→ Information provided:
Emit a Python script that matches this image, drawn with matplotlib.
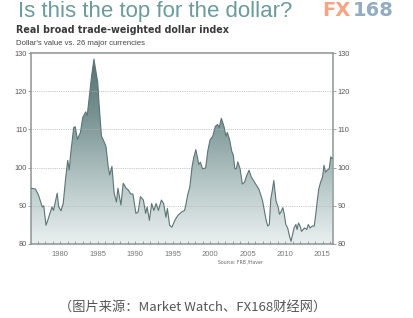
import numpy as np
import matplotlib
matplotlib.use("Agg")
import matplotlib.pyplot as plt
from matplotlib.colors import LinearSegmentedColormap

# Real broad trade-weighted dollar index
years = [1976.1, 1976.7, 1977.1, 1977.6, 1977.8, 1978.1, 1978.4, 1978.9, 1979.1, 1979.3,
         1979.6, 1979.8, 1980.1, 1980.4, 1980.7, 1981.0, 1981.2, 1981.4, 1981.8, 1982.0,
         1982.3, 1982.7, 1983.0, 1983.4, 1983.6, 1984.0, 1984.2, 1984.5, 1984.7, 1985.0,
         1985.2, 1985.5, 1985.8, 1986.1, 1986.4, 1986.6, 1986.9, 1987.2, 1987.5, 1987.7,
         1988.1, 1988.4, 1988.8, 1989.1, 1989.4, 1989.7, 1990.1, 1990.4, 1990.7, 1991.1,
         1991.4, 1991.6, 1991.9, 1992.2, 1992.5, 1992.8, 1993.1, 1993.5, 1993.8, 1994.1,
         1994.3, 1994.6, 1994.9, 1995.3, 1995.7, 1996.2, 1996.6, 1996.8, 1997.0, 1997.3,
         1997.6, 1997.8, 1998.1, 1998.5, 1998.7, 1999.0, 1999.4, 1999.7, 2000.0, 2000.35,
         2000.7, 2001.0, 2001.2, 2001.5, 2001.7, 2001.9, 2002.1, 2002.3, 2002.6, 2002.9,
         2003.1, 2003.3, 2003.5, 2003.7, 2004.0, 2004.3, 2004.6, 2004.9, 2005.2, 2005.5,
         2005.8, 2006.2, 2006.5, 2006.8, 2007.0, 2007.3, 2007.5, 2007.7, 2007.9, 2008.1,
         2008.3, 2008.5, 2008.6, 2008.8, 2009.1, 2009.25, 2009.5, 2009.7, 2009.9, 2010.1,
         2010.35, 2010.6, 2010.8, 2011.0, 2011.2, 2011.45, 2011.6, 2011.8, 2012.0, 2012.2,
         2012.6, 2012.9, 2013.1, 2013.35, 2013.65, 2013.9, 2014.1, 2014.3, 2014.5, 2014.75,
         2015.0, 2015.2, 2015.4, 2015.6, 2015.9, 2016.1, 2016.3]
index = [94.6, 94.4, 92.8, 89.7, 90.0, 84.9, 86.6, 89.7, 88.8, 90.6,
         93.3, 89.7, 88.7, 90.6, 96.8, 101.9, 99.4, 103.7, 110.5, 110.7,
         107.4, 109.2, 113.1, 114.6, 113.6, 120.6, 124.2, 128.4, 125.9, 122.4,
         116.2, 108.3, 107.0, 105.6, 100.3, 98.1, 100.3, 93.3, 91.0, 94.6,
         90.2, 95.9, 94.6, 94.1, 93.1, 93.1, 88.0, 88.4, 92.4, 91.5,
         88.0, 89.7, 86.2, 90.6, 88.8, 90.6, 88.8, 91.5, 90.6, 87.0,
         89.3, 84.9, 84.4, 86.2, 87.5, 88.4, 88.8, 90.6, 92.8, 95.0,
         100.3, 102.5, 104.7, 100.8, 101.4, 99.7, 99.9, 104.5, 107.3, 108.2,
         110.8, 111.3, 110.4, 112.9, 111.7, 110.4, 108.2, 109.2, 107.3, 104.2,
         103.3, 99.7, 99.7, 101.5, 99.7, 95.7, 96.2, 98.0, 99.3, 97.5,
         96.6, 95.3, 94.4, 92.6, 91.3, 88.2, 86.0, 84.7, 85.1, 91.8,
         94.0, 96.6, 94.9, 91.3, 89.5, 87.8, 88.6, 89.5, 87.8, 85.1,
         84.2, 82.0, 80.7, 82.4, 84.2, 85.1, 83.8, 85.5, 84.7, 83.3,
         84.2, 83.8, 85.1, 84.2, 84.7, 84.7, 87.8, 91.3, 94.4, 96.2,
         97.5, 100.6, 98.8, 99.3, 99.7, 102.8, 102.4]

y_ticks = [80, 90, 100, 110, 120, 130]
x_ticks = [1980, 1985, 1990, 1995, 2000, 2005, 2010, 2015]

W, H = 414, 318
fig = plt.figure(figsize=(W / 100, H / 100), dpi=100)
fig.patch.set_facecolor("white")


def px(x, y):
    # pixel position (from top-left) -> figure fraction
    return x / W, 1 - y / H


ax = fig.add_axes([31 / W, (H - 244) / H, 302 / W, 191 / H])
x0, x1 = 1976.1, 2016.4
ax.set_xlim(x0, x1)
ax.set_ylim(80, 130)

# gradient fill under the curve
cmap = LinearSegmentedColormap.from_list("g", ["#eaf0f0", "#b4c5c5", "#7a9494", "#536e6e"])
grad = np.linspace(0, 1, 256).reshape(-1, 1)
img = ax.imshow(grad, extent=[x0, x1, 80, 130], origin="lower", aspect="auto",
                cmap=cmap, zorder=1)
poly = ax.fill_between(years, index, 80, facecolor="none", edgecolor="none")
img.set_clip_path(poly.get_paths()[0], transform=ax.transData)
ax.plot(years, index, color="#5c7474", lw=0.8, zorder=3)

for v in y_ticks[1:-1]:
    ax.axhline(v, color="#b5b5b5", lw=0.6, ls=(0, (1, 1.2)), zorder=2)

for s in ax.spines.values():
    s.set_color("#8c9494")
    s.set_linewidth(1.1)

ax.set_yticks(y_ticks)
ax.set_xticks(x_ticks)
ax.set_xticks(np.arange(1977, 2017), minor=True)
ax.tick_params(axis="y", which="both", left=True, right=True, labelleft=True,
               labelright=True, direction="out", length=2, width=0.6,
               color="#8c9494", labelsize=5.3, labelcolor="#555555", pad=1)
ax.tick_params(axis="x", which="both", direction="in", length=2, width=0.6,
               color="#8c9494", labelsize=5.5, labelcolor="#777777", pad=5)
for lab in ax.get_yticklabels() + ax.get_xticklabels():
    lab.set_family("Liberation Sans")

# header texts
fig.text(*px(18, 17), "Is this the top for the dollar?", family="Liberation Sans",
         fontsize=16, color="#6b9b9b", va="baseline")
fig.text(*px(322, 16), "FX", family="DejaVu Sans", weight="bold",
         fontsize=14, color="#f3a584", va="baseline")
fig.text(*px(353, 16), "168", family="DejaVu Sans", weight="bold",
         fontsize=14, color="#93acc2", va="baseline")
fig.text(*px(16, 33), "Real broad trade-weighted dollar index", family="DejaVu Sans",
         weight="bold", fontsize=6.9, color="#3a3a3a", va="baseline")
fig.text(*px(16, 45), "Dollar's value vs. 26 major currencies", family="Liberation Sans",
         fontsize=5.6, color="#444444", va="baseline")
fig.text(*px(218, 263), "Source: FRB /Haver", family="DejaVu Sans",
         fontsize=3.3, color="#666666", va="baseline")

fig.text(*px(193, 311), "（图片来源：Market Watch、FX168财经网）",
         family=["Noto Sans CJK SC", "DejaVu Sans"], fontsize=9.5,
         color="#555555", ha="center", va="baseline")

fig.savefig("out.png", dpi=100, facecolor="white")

→ Problem: Transcribe the whole listing exactly. Pictures are excluded.

→ Exercise output:
Emit a Python script that matches this image, drawn with matplotlib.
import numpy as np
import matplotlib
matplotlib.use("Agg")
import matplotlib.pyplot as plt
from matplotlib.colors import LinearSegmentedColormap

# Real broad trade-weighted dollar index
years = [1976.1, 1976.7, 1977.1, 1977.6, 1977.8, 1978.1, 1978.4, 1978.9, 1979.1, 1979.3,
         1979.6, 1979.8, 1980.1, 1980.4, 1980.7, 1981.0, 1981.2, 1981.4, 1981.8, 1982.0,
         1982.3, 1982.7, 1983.0, 1983.4, 1983.6, 1984.0, 1984.2, 1984.5, 1984.7, 1985.0,
         1985.2, 1985.5, 1985.8, 1986.1, 1986.4, 1986.6, 1986.9, 1987.2, 1987.5, 1987.7,
         1988.1, 1988.4, 1988.8, 1989.1, 1989.4, 1989.7, 1990.1, 1990.4, 1990.7, 1991.1,
         1991.4, 1991.6, 1991.9, 1992.2, 1992.5, 1992.8, 1993.1, 1993.5, 1993.8, 1994.1,
         1994.3, 1994.6, 1994.9, 1995.3, 1995.7, 1996.2, 1996.6, 1996.8, 1997.0, 1997.3,
         1997.6, 1997.8, 1998.1, 1998.5, 1998.7, 1999.0, 1999.4, 1999.7, 2000.0, 2000.35,
         2000.7, 2001.0, 2001.2, 2001.5, 2001.7, 2001.9, 2002.1, 2002.3, 2002.6, 2002.9,
         2003.1, 2003.3, 2003.5, 2003.7, 2004.0, 2004.3, 2004.6, 2004.9, 2005.2, 2005.5,
         2005.8, 2006.2, 2006.5, 2006.8, 2007.0, 2007.3, 2007.5, 2007.7, 2007.9, 2008.1,
         2008.3, 2008.5, 2008.6, 2008.8, 2009.1, 2009.25, 2009.5, 2009.7, 2009.9, 2010.1,
         2010.35, 2010.6, 2010.8, 2011.0, 2011.2, 2011.45, 2011.6, 2011.8, 2012.0, 2012.2,
         2012.6, 2012.9, 2013.1, 2013.35, 2013.65, 2013.9, 2014.1, 2014.3, 2014.5, 2014.75,
         2015.0, 2015.2, 2015.4, 2015.6, 2015.9, 2016.1, 2016.3]
index = [94.6, 94.4, 92.8, 89.7, 90.0, 84.9, 86.6, 89.7, 88.8, 90.6,
         93.3, 89.7, 88.7, 90.6, 96.8, 101.9, 99.4, 103.7, 110.5, 110.7,
         107.4, 109.2, 113.1, 114.6, 113.6, 120.6, 124.2, 128.4, 125.9, 122.4,
         116.2, 108.3, 107.0, 105.6, 100.3, 98.1, 100.3, 93.3, 91.0, 94.6,
         90.2, 95.9, 94.6, 94.1, 93.1, 93.1, 88.0, 88.4, 92.4, 91.5,
         88.0, 89.7, 86.2, 90.6, 88.8, 90.6, 88.8, 91.5, 90.6, 87.0,
         89.3, 84.9, 84.4, 86.2, 87.5, 88.4, 88.8, 90.6, 92.8, 95.0,
         100.3, 102.5, 104.7, 100.8, 101.4, 99.7, 99.9, 104.5, 107.3, 108.2,
         110.8, 111.3, 110.4, 112.9, 111.7, 110.4, 108.2, 109.2, 107.3, 104.2,
         103.3, 99.7, 99.7, 101.5, 99.7, 95.7, 96.2, 98.0, 99.3, 97.5,
         96.6, 95.3, 94.4, 92.6, 91.3, 88.2, 86.0, 84.7, 85.1, 91.8,
         94.0, 96.6, 94.9, 91.3, 89.5, 87.8, 88.6, 89.5, 87.8, 85.1,
         84.2, 82.0, 80.7, 82.4, 84.2, 85.1, 83.8, 85.5, 84.7, 83.3,
         84.2, 83.8, 85.1, 84.2, 84.7, 84.7, 87.8, 91.3, 94.4, 96.2,
         97.5, 100.6, 98.8, 99.3, 99.7, 102.8, 102.4]

y_ticks = [80, 90, 100, 110, 120, 130]
x_ticks = [1980, 1985, 1990, 1995, 2000, 2005, 2010, 2015]

W, H = 414, 318
fig = plt.figure(figsize=(W / 100, H / 100), dpi=100)
fig.patch.set_facecolor("white")


def px(x, y):
    # pixel position (from top-left) -> figure fraction
    return x / W, 1 - y / H


ax = fig.add_axes([31 / W, (H - 244) / H, 302 / W, 191 / H])
x0, x1 = 1976.1, 2016.4
ax.set_xlim(x0, x1)
ax.set_ylim(80, 130)

# gradient fill under the curve
cmap = LinearSegmentedColormap.from_list("g", ["#eaf0f0", "#b4c5c5", "#7a9494", "#536e6e"])
grad = np.linspace(0, 1, 256).reshape(-1, 1)
img = ax.imshow(grad, extent=[x0, x1, 80, 130], origin="lower", aspect="auto",
                cmap=cmap, zorder=1)
poly = ax.fill_between(years, index, 80, facecolor="none", edgecolor="none")
img.set_clip_path(poly.get_paths()[0], transform=ax.transData)
ax.plot(years, index, color="#5c7474", lw=0.8, zorder=3)

for v in y_ticks[1:-1]:
    ax.axhline(v, color="#b5b5b5", lw=0.6, ls=(0, (1, 1.2)), zorder=2)

for s in ax.spines.values():
    s.set_color("#8c9494")
    s.set_linewidth(1.1)

ax.set_yticks(y_ticks)
ax.set_xticks(x_ticks)
ax.set_xticks(np.arange(1977, 2017), minor=True)
ax.tick_params(axis="y", which="both", left=True, right=True, labelleft=True,
               labelright=True, direction="out", length=2, width=0.6,
               color="#8c9494", labelsize=5.3, labelcolor="#555555", pad=1)
ax.tick_params(axis="x", which="both", direction="in", length=2, width=0.6,
               color="#8c9494", labelsize=5.5, labelcolor="#777777", pad=5)
for lab in ax.get_yticklabels() + ax.get_xticklabels():
    lab.set_family("Liberation Sans")

# header texts
fig.text(*px(18, 17), "Is this the top for the dollar?", family="Liberation Sans",
         fontsize=16, color="#6b9b9b", va="baseline")
fig.text(*px(322, 16), "FX", family="DejaVu Sans", weight="bold",
         fontsize=14, color="#f3a584", va="baseline")
fig.text(*px(353, 16), "168", family="DejaVu Sans", weight="bold",
         fontsize=14, color="#93acc2", va="baseline")
fig.text(*px(16, 33), "Real broad trade-weighted dollar index", family="DejaVu Sans",
         weight="bold", fontsize=6.9, color="#3a3a3a", va="baseline")
fig.text(*px(16, 45), "Dollar's value vs. 26 major currencies", family="Liberation Sans",
         fontsize=5.6, color="#444444", va="baseline")
fig.text(*px(218, 263), "Source: FRB /Haver", family="DejaVu Sans",
         fontsize=3.3, color="#666666", va="baseline")

fig.text(*px(193, 311), "（图片来源：Market Watch、FX168财经网）",
         family=["Noto Sans CJK SC", "DejaVu Sans"], fontsize=9.5,
         color="#555555", ha="center", va="baseline")

fig.savefig("out.png", dpi=100, facecolor="white")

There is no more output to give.